Reduced critical branching processes in non-favorable random environment (2506.18063v1)

Abstract: Let $\left{ Z_{n},n=0,1,2,...\right} $ be a critical branching process in i.i.d. random environment, $Z_{r,n}$ be the number of particles in the process at moment $0\leq r\leq n-1$ that have a positive number of descendants in generation $n$, and $\left{ S_{n},n=0,1,2,...\right} $ be the associated random walk of $\left{ Z_{n},n=0,1,2,...\right} $. It is known that if the increments of the associated random walk have zero mean and finite variance $\sigma ^{2}$ then, for any $t\in \lbrack 0,1]$ \begin{equation*} \lim_{n\rightarrow \infty }\mathbf{P}\left( \frac{\log Z_{\left[ nt\right] ,n}}{\sigma \sqrt{n}}\leq x\Big|Z_{n}>0\right) =\mathbf{P}\left( \min_{t\leq s\leq 1}B_{s}^{+}\leq x\right) ,\;x\in \lbrack 0,\infty ), \end{equation*} where $\left{ B_{t}^{+},0\leq t\leq 1\right} $ is the Brownian meander.

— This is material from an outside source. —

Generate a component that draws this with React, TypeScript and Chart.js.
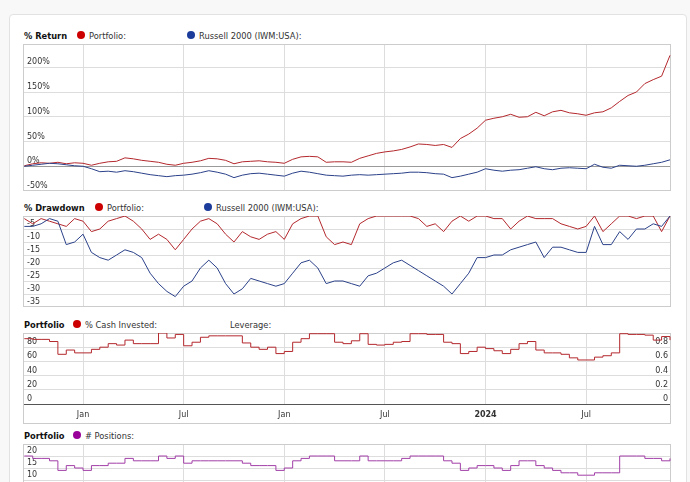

We supplement this result by description of the distribution of the properly scaled random variable $\log Z_{r,n}$ under the condition $\left{ S_{n}\leq t\sqrt{k},Z_{n}>0\right} ,$ where $t>0$ and $r,k\rightarrow \infty $ in such a way that $k=o(n)$ as $n\to\infty$. The case when the distribution of the increments of the associated random walk belongs to the domain of attraction of a stable law is also considered.